» **Written exercise**:
Check every line below for the word "with" and copy each one that has it.
## Begin Records for the task
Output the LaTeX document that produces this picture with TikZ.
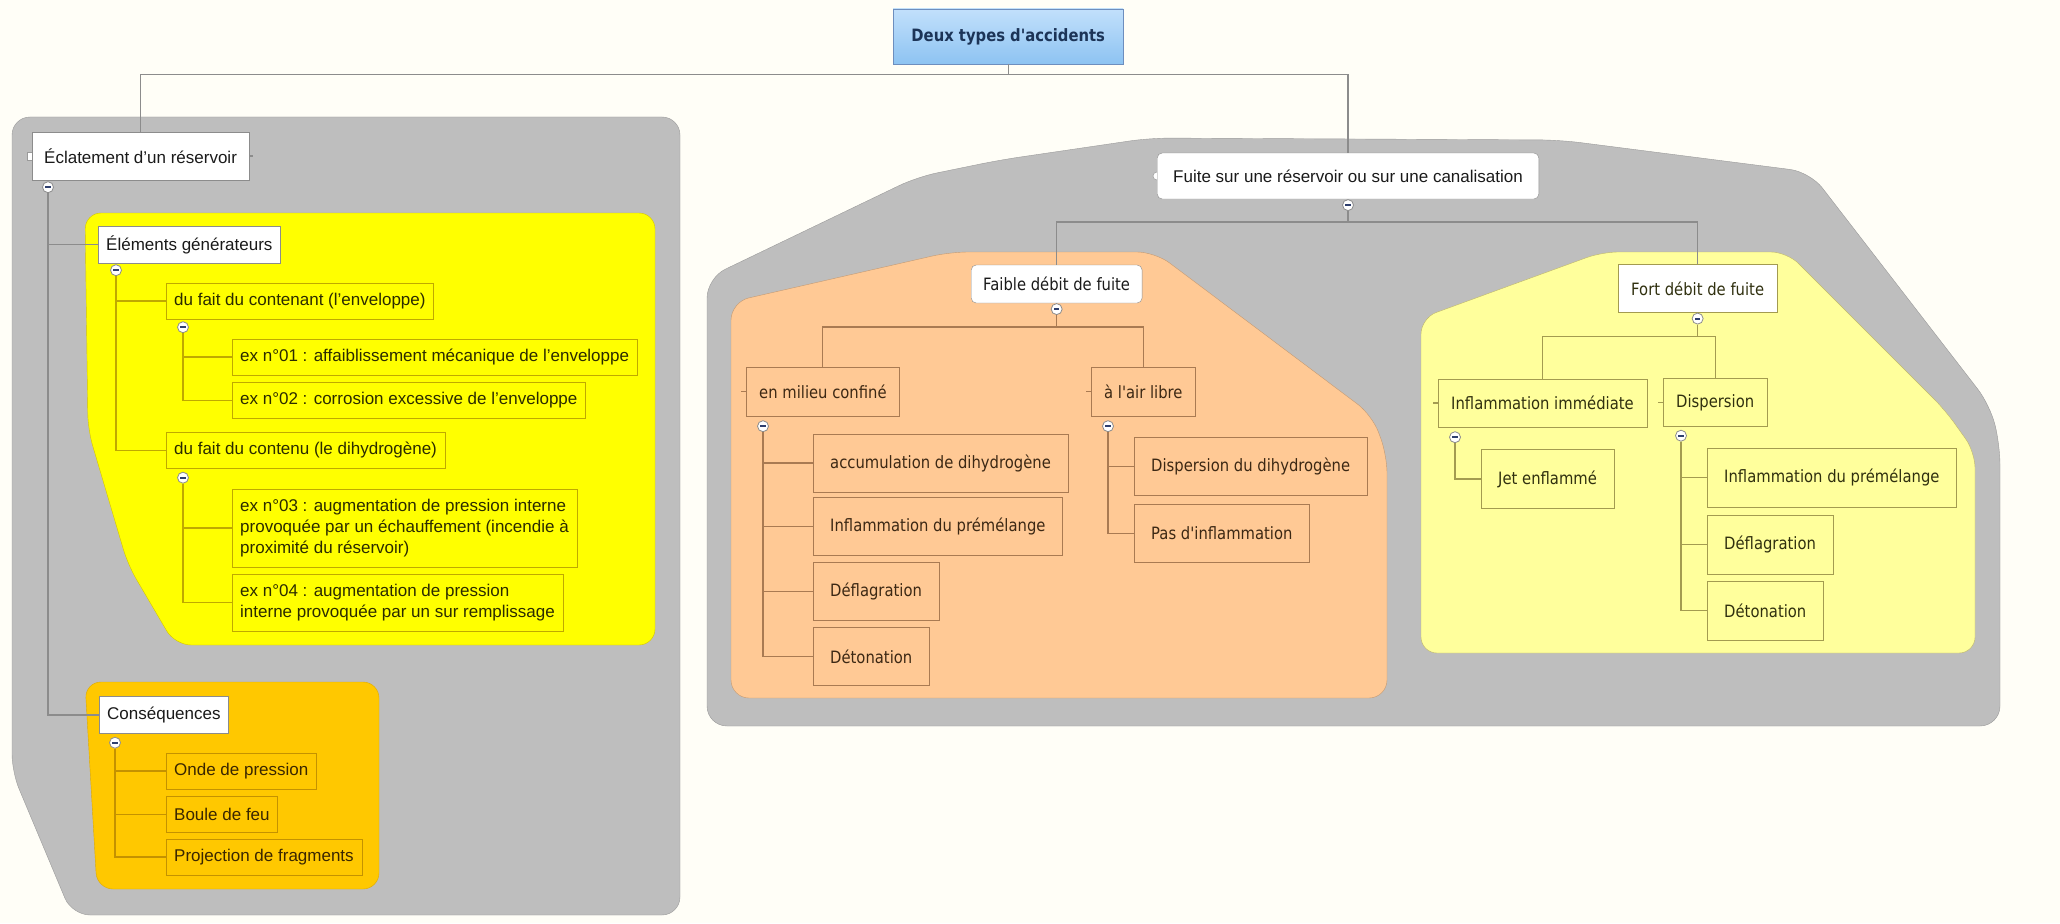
\documentclass[tikz,border=0pt]{standalone}
\usepackage{fontspec}
\setmainfont{Liberation Sans}
\newfontfamily\tahomish{DejaVu Sans}[FakeStretch=0.87]
\usetikzlibrary{positioning, calc, backgrounds}
\definecolor{cream}{HTML}{FFFEF7}
\definecolor{panelgray}{HTML}{BEBEBE}
\definecolor{panelline}{HTML}{9A9A9A}
\definecolor{brightyellow}{HTML}{FFFF00}
\definecolor{yelline}{HTML}{D4C400}
\definecolor{amber}{HTML}{FFC800}
\definecolor{ambline}{HTML}{DDAA00}
\definecolor{peach}{HTML}{FFC995}
\definecolor{peachline}{HTML}{C29A74}
\definecolor{lemon}{HTML}{FFFF9C}
\definecolor{lemonline}{HTML}{BDB56C}
\definecolor{rootA}{HTML}{C2E0FB}
\definecolor{rootB}{HTML}{8DC3F2}
\definecolor{rootline}{HTML}{6D8EBE}
\definecolor{roottext}{HTML}{1C3457}
\definecolor{boxline}{HTML}{8C8C8C}
\definecolor{ybox}{HTML}{BFA900}
\definecolor{abox}{HTML}{C49200}
\definecolor{pbox}{HTML}{A97A52}
\definecolor{lbox}{HTML}{A39B50}
\definecolor{inktext}{HTML}{1A1A1A}
\definecolor{ytext}{HTML}{2B2B00}
\definecolor{atext}{HTML}{3A2600}
\definecolor{ptext}{HTML}{3C2814}
\definecolor{ltext}{HTML}{30300F}
\definecolor{btnbar}{HTML}{2E3F6E}

\begin{document}
\begin{tikzpicture}[
  x=1pt, y=-1pt,
  every node/.style={
    font=\fontsize{17}{21}\selectfont,
    inner ysep=0pt,
    anchor=west,
    text=inktext,
  },
  root/.style={draw=rootline, top color=rootA, bottom color=rootB, text=roottext,
    font=\tahomish\bfseries\fontsize{17}{21}\selectfont, minimum width=230, minimum height=55},
  topic/.style={draw=boxline, fill=white, inner xsep=12, minimum height=48},
  topicR/.style={draw=boxline, fill=white, rounded corners=5, inner xsep=16, minimum height=46},
  sub/.style={draw=boxline, fill=white, inner xsep=8, minimum height=37},
  leafY/.style={draw=ybox, fill=brightyellow, text=ytext, inner xsep=8, minimum height=36},
  leafA/.style={draw=abox, fill=amber, text=atext, inner xsep=8, minimum height=36},
  midP/.style={draw=pbox, fill=peach, text=ptext, font=\tahomish\fontsize{17}{21}\selectfont,
    inner xsep=13, minimum height=49},
  leafP/.style={midP, inner xsep=17, minimum height=58},
  midL/.style={draw=lbox, fill=lemon, text=ltext, font=\tahomish\fontsize{17}{21}\selectfont,
    inner xsep=13, minimum height=48},
  leafL/.style={midL, inner xsep=17, minimum height=59},
  btn/.style={circle, anchor=center, draw=boxline, fill=white, minimum size=11, inner sep=0pt,
    line width=0.8pt,
    path picture={\draw[btnbar, line width=1.8pt]
      ([xshift=-2.6pt]path picture bounding box.center) --
      ([xshift=2.6pt]path picture bounding box.center);}},
  link/.style={draw=boxline, line width=1.1pt},
  linkY/.style={draw=ybox, line width=1.1pt},
  linkA/.style={draw=abox, line width=1.1pt},
  linkP/.style={draw=pbox, line width=1.1pt},
  linkL/.style={draw=lbox, line width=1.1pt},
]
\useasboundingbox (0,0) rectangle (2060,923);

% root
\node[root] (root) at (893,36.5) {Deux types d'accidents};

% left branch
\node[topic] (ecl) at (32,156) {Éclatement d'un réservoir};
\node[sub] (elem) at (98,244.5) {Éléments générateurs};
\node[leafY] (cont) at (166,301) {du fait du contenant (l'enveloppe)};
\node[leafY] (ex01) at (232,357) {ex n°01 : affaiblissement mécanique de l'enveloppe};
\node[leafY] (ex02) at (232,400.5) {ex n°02 : corrosion excessive de l'enveloppe};
\node[leafY] (contenu) at (166,450.5) {du fait du contenu (le dihydrogène)};
\node[leafY, align=left, minimum height=78] (ex03) at (232,528)
  {ex n°03 : augmentation de pression interne\\provoquée par un échauffement (incendie à\\proximité du réservoir)};
\node[leafY, align=left, minimum height=57] (ex04) at (232,602.5)
  {ex n°04 : augmentation de pression\\interne provoquée par un sur remplissage};
\node[sub] (cons) at (99,715) {Conséquences};
\node[leafA] (onde) at (166,771) {Onde de pression};
\node[leafA] (boule) at (166,814.5) {Boule de feu};
\node[leafA] (proj) at (166,857) {Projection de fragments};

% right branch
\node[topicR] (fuite) at (1157,176) {Fuite sur une réservoir ou sur une canalisation};
\node[topicR, font=\tahomish\fontsize{17}{21}\selectfont, inner xsep=12, minimum height=38] (faible) at (971,284) {Faible débit de fuite};
\node[midL, fill=white] (fort) at (1618,288.5) {Fort débit de fuite};
\node[midP] (milieu) at (746,391.5) {en milieu confiné};
\node[midP] (air) at (1091,391.5) {à l'air libre};
\node[leafP] (accu) at (813,463) {accumulation de dihydrogène};
\node[leafP] (inflA) at (813,526.5) {Inflammation du prémélange};
\node[leafP] (deflA) at (813,591.5) {Déflagration};
\node[leafP] (detA) at (813,656.5) {Détonation};
\node[leafP] (dispA) at (1134,466.5) {Dispersion du dihydrogène};
\node[leafP] (pas) at (1134,533.5) {Pas d'inflammation};
\node[midL] (inflimm) at (1438,403) {Inflammation immédiate};
\node[midL] (disp) at (1663,402.5) {Dispersion};
\node[leafL] (jet) at (1481,479) {Jet enflammé};
\node[leafL] (inflB) at (1707,477.5) {Inflammation du prémélange};
\node[leafL] (deflB) at (1707,544.5) {Déflagration};
\node[leafL] (detB) at (1707,610.5) {Détonation};

% collapse buttons
\node[btn] (bEcl) at ($(ecl.south west)+(16,7)$) {};
\node[btn] (bElem) at ($(elem.south west)+(18,7)$) {};
\node[btn] (bCont) at ($(cont.south west)+(17,8)$) {};
\node[btn] (bContenu) at ($(contenu.south west)+(17,9)$) {};
\node[btn] (bCons) at ($(cons.south west)+(16,9)$) {};
\node[btn, below=0pt of fuite] (bFuite) {};
\node[btn, below=0pt of faible] (bFaible) {};
\node[btn, below=0pt of fort] (bFort) {};
\node[btn] (bMilieu) at ($(milieu.south west)+(17,10)$) {};
\node[btn] (bAir) at ($(air.south west)+(17,10)$) {};
\node[btn] (bImm) at ($(inflimm.south west)+(17,10)$) {};
\node[btn] (bDisp) at ($(disp.south west)+(18,9)$) {};

% connectors
\draw[link] (root.south) -- ++(0,10) -| (ecl.north);
\draw[link] (root.south) -- ++(0,10) -| (fuite.north);
\foreach \n in {elem, cons} \draw[link] (bEcl.south) |- (\n.west);
\foreach \n in {cont, contenu} \draw[linkY] (bElem.south) |- (\n.west);
\foreach \n in {ex01, ex02} \draw[linkY] (bCont.south) |- (\n.west);
\foreach \n in {ex03, ex04} \draw[linkY] (bContenu.south) |- (\n.west);
\foreach \n in {onde, boule, proj} \draw[linkA] (bCons.south) |- (\n.west);
\draw[link] (bFuite.south) -- ++(0,11) -| (faible.north);
\draw[link] (bFuite.south) -- ++(0,11) -| (fort.north);
\draw[linkP] (bFaible.south) -- ++(0,12) -| (milieu.north);
\draw[linkP] (bFaible.south) -- ++(0,12) -| (air.north);
\draw[linkL] (bFort.south) -- ++(0,12) -| (inflimm.north);
\draw[linkL] (bFort.south) -- ++(0,12) -| (disp.north);
\foreach \n in {accu, inflA, deflA, detA} \draw[linkP] (bMilieu.south) |- (\n.west);
\foreach \n in {dispA, pas} \draw[linkP] (bAir.south) |- (\n.west);
\draw[linkL] (bImm.south) |- (jet.west);
\foreach \n in {inflB, deflB, detB} \draw[linkL] (bDisp.south) |- (\n.west);
\foreach \n in {milieu, air} \draw[linkP] (\n.west) -- ++(-5,0);
\foreach \n in {inflimm, disp} \draw[linkL] (\n.west) -- ++(-5,0);

\begin{scope}[on background layer]
% page and panels
\fill[cream] (0,0) rectangle (2060,923);
\filldraw[fill=panelgray, draw=panelline, rounded corners=18]
  (12,117) -- (680,117) -- (680,915) -- (72,915) -- (12,772) -- cycle;
\filldraw[fill=brightyellow, draw=yelline, rounded corners=16]
  (85,213) -- (655,213) -- (655,645) -- (175,645) -- (128,565) -- (88,430) -- cycle;
\filldraw[fill=amber, draw=ambline, rounded corners=16]
  (85,682) -- (379,682) -- (379,889) -- (97,889) -- cycle;
\filldraw[fill=panelgray, draw=panelline, rounded corners=20]
  (707,726) -- (707,278) -- (917,177) -- (1000,160) -- (1150,138) -- (1560,140)
  -- (1810,172) -- (1990,405) -- (2000,445) -- (2000,726) -- cycle;
\filldraw[fill=peach, draw=peachline, rounded corners=18]
  (731,698) -- (731,302) -- (950,252) -- (1155,252) -- (1372,415) -- (1387,455)
  -- (1387,698) -- cycle;
\filldraw[fill=lemon, draw=lemonline, rounded corners=16]
  (1421,653) -- (1421,318) -- (1602,252) -- (1787,252) -- (1945,410) -- (1975,452)
  -- (1975,653) -- cycle;
% little handles
\filldraw[fill=white, draw=panelline, line width=0.5pt]
  ($(ecl.west)+(-5,-4)$) rectangle ($(ecl.west)+(1,4)$);
\filldraw[fill=white, draw=panelline, line width=0.5pt] (fuite.west) circle (4);
\draw[link] (ecl.east) -- ++(4,0);
\end{scope}

\end{tikzpicture}
\end{document}
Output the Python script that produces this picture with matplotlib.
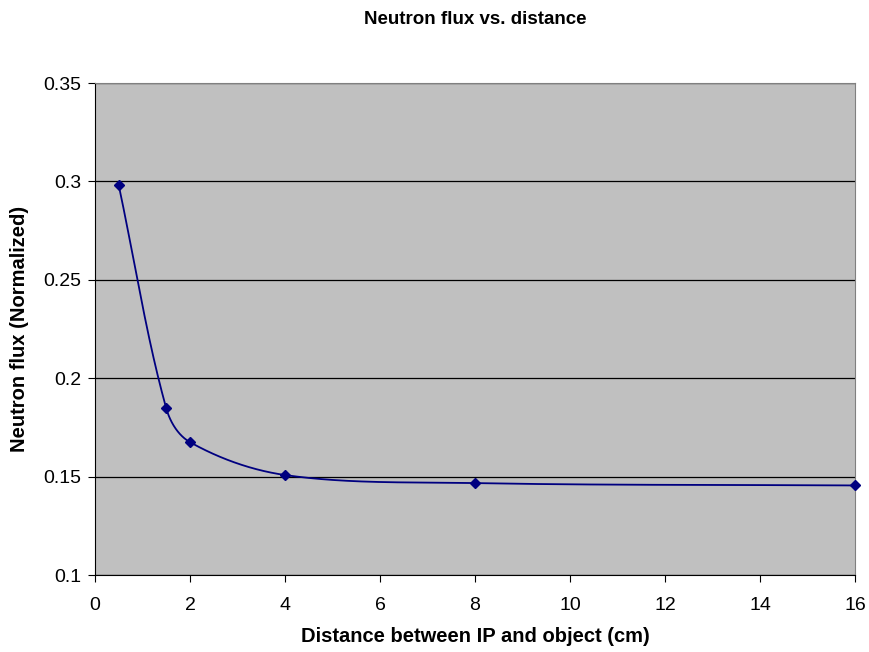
## End Records for the task
» **Complete output**:
Output the LaTeX document that produces this picture with TikZ.
Output the Python script that produces this picture with matplotlib.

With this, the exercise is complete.